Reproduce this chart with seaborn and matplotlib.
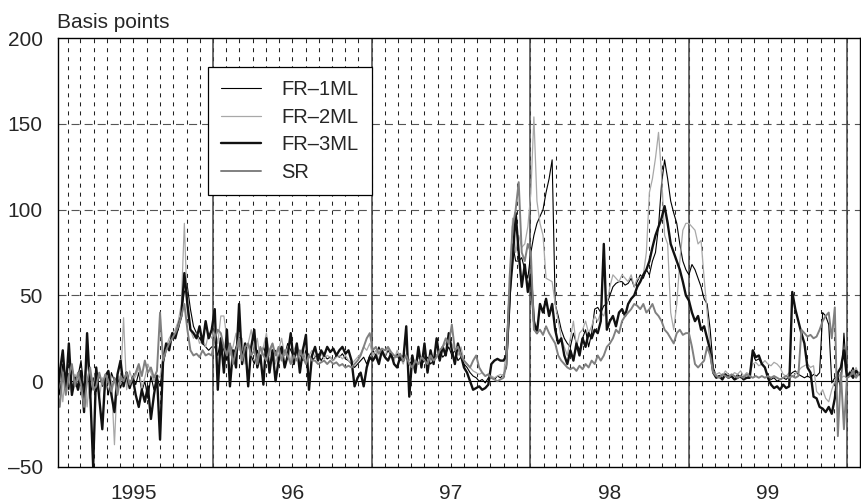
import numpy as np
import pandas as pd
import matplotlib.pyplot as plt
import seaborn as sns

# Weekly observations (Fridays), spreads in basis points
weeks = pd.date_range('1995-01-06', '2000-01-28', freq='W-FRI')

fr1ml = [
    # 1995
    5, -8, 10, 2, -5, 8, 0, 3, 12, -5, 20, -10, 2,
    -6, 4, -3, 2, -8, 5, 0, 3, -4, 2, 0, -3, 3,
    -2, 5, -6, 0, -10, 3, -5, 2, -3, 10, 18, 22, 25,
    28, 30, 40, 52, 55, 42, 32, 28, 25, 22, 20, 18, 20,
    # 1996
    20, 15, 25, 18, 12, 22, 15, 20, 25, 12, 18, 22, 15,
    10, 18, 12, 20, 15, 8, 14, 18, 12, 20, 15, 22, 18,
    14, 20, 16, 12, 18, 15, 12, 14, 16, 12, 15, 13, 14,
    12, 15, 14, 16, 13, 12, 10, 8, 10, 12, 14, 10, 15,
    # 1997
    18, 15, 20, 16, 14, 18, 15, 13, 16, 12, 15, 14, 10,
    12, 8, 15, 10, 12, 14, 10, 12, 15, 18, 14, 16, 20,
    15, 18, 12, 14, 10, 8, 5, 3, 2, 0, 1, -1, 2,
    2, 1, 3, 2, 4, 8, 40, 80, 70, 70, 72, 65, 60,
    # 1998
    75, 85, 92, 96, 100, 110, 118, 129, 45, 38, 30, 25, 22,
    20, 28, 22, 18, 25, 30, 20, 28, 42, 43, 40, 44, 45,
    50, 55, 57, 58, 58, 56, 57, 60, 55, 58, 62, 60, 65,
    62, 70, 75, 90, 115, 129, 118, 105, 98, 92, 80, 70, 65,
    # 1999
    62, 68, 65, 60, 55, 48, 45, 30, 8, 3, 2, 4, 3,
    2, 3, 1, 4, 2, 3, 2, 3, 16, 12, 13, 10, 8,
    3, 1, 2, 0, 1, 2, 1, 3, 5, 6, 4, 3, 2,
    3, 2, 4, 3, 5, 40, 38, 33, -1, 2, 3, -5, 28, 2,
    # 2000
    4, 8, 3, 5,
]

fr2ml = [
    # 1995
    -5, 8, -12, 5, 2, -8, 4, 0, -6, 3, -15, 5, -3,
    8, -10, 2, -5, 6, 0, -37, 4, -2, 37, -5, 6, 0,
    3, 8, -4, 2, 10, 5, 0, 4, 2, 15, 20, 25, 28,
    30, 35, 45, 92, 40, 30, 25, 28, 22, 25, 20, 28, 25,
    # 1996
    30, 22, 38, 38, 25, 15, 20, 28, 18, 25, 10, 22, 30,
    18, 25, 12, 20, 28, 15, 22, 10, 18, 25, 15, 20, 12,
    18, 22, 15, 20, 12, 15, 18, 14, 12, 16, 13, 15, 14,
    12, 14, 15, 13, 15, 12, 10, 12, 14, 16, 20, 18, 22,
    # 1997
    15, 18, 12, 16, 14, 20, 15, 12, 18, 14, 10, 16, 12,
    15, 10, 14, 12, 16, 10, 14, 12, 15, 18, 20, 22, 25,
    22, 18, 15, 20, 12, 10, 8, 6, 5, 4, 5, 3, 4,
    3, 2, 3, 4, 3, 20, 50, 95, 75, 85, 78, 80, 90,
    # 1998
    110, 154, 105, 92, 85, 60, 59, 58, 45, 35, 25, 20, 15,
    25, 35, 20, 28, 30, 35, 28, 32, 38, 35, 40, 38, 45,
    55, 62, 60, 58, 62, 60, 58, 62, 55, 60, 60, 62, 75,
    110, 118, 130, 145, 120, 85, 80, 40, 30, 45, 70, 88, 92,
    # 1999
    92, 90, 88, 80, 82, 60, 40, 20, 6, 4, 5, 3, 6,
    4, 3, 5, 4, 6, 3, 5, 4, 10, 11, 9, 10, 12,
    10, 9, 11, 10, 8, 4, 3, 5, 3, 4, 6, 8, 9,
    10, 8, 9, -6, -8, -5, -10, -12, -5, 0, 5, 2, 3, 2,
    # 2000
    6, 4, 8, 3,
]

fr3ml = [
    # 1995
    -12, 5, 18, -5, 22, -8, 2, -5, 6, -18, 28, -5, -50,
    8, -10, -28, 3, 6, -8, -18, 4, 12, -3, 5, -4, 2,
    -8, -15, -5, -12, -3, -22, -8, 3, -34, 12, 22, 18, 28,
    25, 32, 38, 63, 45, 30, 28, 25, 32, 22, 35, 25, 30,
    # 1996
    42, -5, 25, 5, 30, -3, 18, 8, 45, 10, 22, -3, 20,
    30, 8, 15, -2, 25, 5, 18, 0, 12, 20, 8, 15, 28,
    10, 22, 5, 18, 27, -5, 15, 20, 12, 18, 15, 20, 17,
    19, 15, 18, 20, 16, 18, 12, -3, 2, 5, -3, 8, 14,
    # 1997
    12, 15, 10, 18, 14, 12, 16, 10, 8, 14, 12, 32, -9,
    15, 5, 20, 8, 22, 5, 18, 10, 25, 12, 20, 15, 28,
    18, 10, 22, 15, 8, 5, 0, -5, -4, -3, -5, -4, -2,
    10, 12, 13, 12, 12, 15, 50, 70, 98, 75, 55, 68, 52,
    # 1998
    62, 35, 28, 45, 40, 48, 38, 45, 30, 22, 25, 15, 10,
    18, 12, 22, 15, 25, 20, 28, 25, 30, 28, 35, 80, 30,
    35, 38, 32, 40, 42, 38, 45, 48, 50, 55, 58, 62, 65,
    70, 78, 85, 90, 95, 102, 92, 80, 75, 70, 65, 58, 50,
    # 1999
    47, 40, 35, 38, 30, 32, 25, 18, 5, 2, 3, 1, 4,
    2, 3, 1, 2, 3, 1, 2, 2, 18, 14, 15, 10, 8,
    2, -2, -4, -3, -5, -2, -4, -3, 52, 42, 35, 28, 22,
    8, 5, -9, -10, -15, -16, -18, -15, -19, -10, 5, 8, 18, 2,
    # 2000
    5, 2, 6, 4,
]

sr = [
    # 1995
    -5, -15, 5, -8, 3, 10, -3, 5, -2, -15, 0, 8, -5,
    -3, 5, -2, 4, 0, -6, 2, -8, 3, 0, 5, -2, 2,
    5, 10, 3, 12, 5, 8, 2, 6, 40, 12, 18, 22, 25,
    28, 32, 38, 45, 30, 18, 15, 16, 14, 18, 15, 16, 15,
    # 1996
    25, 30, 28, 20, 15, 22, 10, 18, 25, 12, 20, 22, 15,
    18, 10, 20, 15, 12, 18, 22, 15, 20, 12, 18, 15, 10,
    15, 12, 18, 14, 10, 15, 12, 12, 10, 11, 12, 10, 12,
    10, 11, 9, 10, 8, 9, 8, 10, 12, 15, 20, 25, 28,
    # 1997
    18, 20, 16, 19, 18, 20, 17, 15, 14, 16, 12, 15, 10,
    8, 12, 10, 14, 12, 10, 15, 12, 14, 18, 20, 25, 22,
    33, 18, 20, 15, 12, 10, 8, 12, 15, 8, 5, 3, 4,
    2, 1, 0, 1, 2, 10, 60, 90, 100, 116, 75, 70, 80,
    # 1998
    75, 30, 28, 30, 27, 32, 28, 25, 22, 15, 12, 10, 8,
    7, 8, 6, 9, 7, 10, 8, 12, 10, 15, 12, 15, 20,
    22, 25, 30, 28, 35, 38, 40, 42, 45, 44, 42, 45, 40,
    42, 45, 40, 38, 35, 30, 28, 25, 22, 28, 30, 27, 28,
    # 1999
    28, 20, 10, 8, 10, 12, 20, 15, 5, 3, 2, 4, 3,
    2, 4, 3, 2, 3, 2, 4, 3, 2, 3, 2, 3, 2,
    3, 2, 3, 2, 1, 2, 3, 2, 3, 2, 3, 30, 28,
    26, 27, 25, 26, 30, 35, 38, 40, 25, 43, -32, 5, -28, 2,
    # 2000
    3, 6, 2, 5,
]

series_names = ['FR–1ML', 'FR–2ML', 'FR–3ML', 'SR']
year_labels = ['1995', '96', '97', '98', '99']
ytick_vals = [-50, 0, 50, 100, 150, 200]
ytick_labels = ['–50', '0', '50', '100', '150', '200']

palette = {'FR–1ML': '#000000', 'FR–2ML': '#a8a8a8', 'FR–3ML': '#111111', 'SR': '#808080'}
widths = {'FR–1ML': 0.8, 'FR–2ML': 0.9, 'FR–3ML': 1.7, 'SR': 1.4}

all_vals = [fr1ml, fr2ml, fr3ml, sr]
for v in all_vals:
    assert len(v) == len(weeks), len(v)

df = pd.DataFrame({
    'date': np.tile(weeks, len(series_names)),
    'bp': np.concatenate(all_vals),
    'series': np.repeat(series_names, len(weeks)),
})

sns.set_style('white')
plt.rcParams['font.family'] = ['Liberation Sans', 'DejaVu Sans']
plt.rcParams['lines.scale_dashes'] = False

fig = plt.figure(figsize=(8.62, 5.01), dpi=100)
ax = fig.add_axes([58 / 862, 34 / 501, 802 / 862, 429 / 501])

# grid: monthly dashed verticals, solid year boundaries, dashed horizontals
months = pd.date_range('1995-02-01', '2000-01-01', freq='MS')
for m in months:
    ax.axvline(m, color='#222222', lw=0.75, ls=(0, (2.9, 3.6)), zorder=0.5)
for y in pd.date_range('1996-01-01', '2000-01-01', freq='YS'):
    ax.axvline(y, color='#444444', lw=1.1, zorder=0.6)
for v in [50, 100, 150]:
    ax.axhline(v, color='#555555', lw=0.8, ls=(0, (5.8, 3.6)), zorder=0.5)
ax.axhline(0, color='black', lw=0.8, zorder=0.6)

sns.lineplot(data=df, x='date', y='bp', hue='series', size='series',
             hue_order=series_names, size_order=series_names,
             palette=palette, sizes=widths, estimator=None, errorbar=None,
             ax=ax, zorder=2)

ax.set_xlim(pd.Timestamp('1995-01-09'), pd.Timestamp('2000-01-30'))
ax.set_ylim(-50, 200)
ax.set_yticks(ytick_vals)
ax.set_yticklabels(ytick_labels, fontsize=15)
mid_years = pd.date_range('1995-07-02', periods=len(year_labels), freq=pd.DateOffset(years=1))
ax.set_xticks(mid_years)
ax.set_xticklabels(year_labels, fontsize=15)
ax.tick_params(axis='x', length=0, pad=12)
ax.tick_params(axis='y', length=0, pad=11)
ax.set_xlabel('')
ax.set_ylabel('')
ax.grid(False)
for s in ax.spines.values():
    s.set_color('black')
    s.set_linewidth(1.0)

handles, labels = ax.get_legend_handles_labels()
keep = [(h, l) for h, l in zip(handles, labels) if l in series_names]
leg = ax.legend([h for h, _ in keep], [l for _, l in keep],
                loc='upper left', bbox_to_anchor=(0.187, 0.932),
                borderaxespad=0, frameon=True, fancybox=False, framealpha=1,
                edgecolor='black', fontsize=14.5, borderpad=0.65,
                labelspacing=0.42, handlelength=2.0, handletextpad=1.0)
leg.get_frame().set_linewidth(0.9)
leg.set_zorder(5)

fig.text(57 / 862, 1 - 28 / 501, 'Basis points', fontsize=15, ha='left', va='baseline')

fig.savefig('out.png', dpi=100)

•••

--- What you should do ---
Repeat the listing above up to and including the line with "weeks = pd.date_range('1995-01-06', '2000-01-28', freq='W-FRI')", starting from its first line. Drop any pictures.

--- Problem solution ---
Reproduce this chart with seaborn and matplotlib.
import numpy as np
import pandas as pd
import matplotlib.pyplot as plt
import seaborn as sns

# Weekly observations (Fridays), spreads in basis points
weeks = pd.date_range('1995-01-06', '2000-01-28', freq='W-FRI')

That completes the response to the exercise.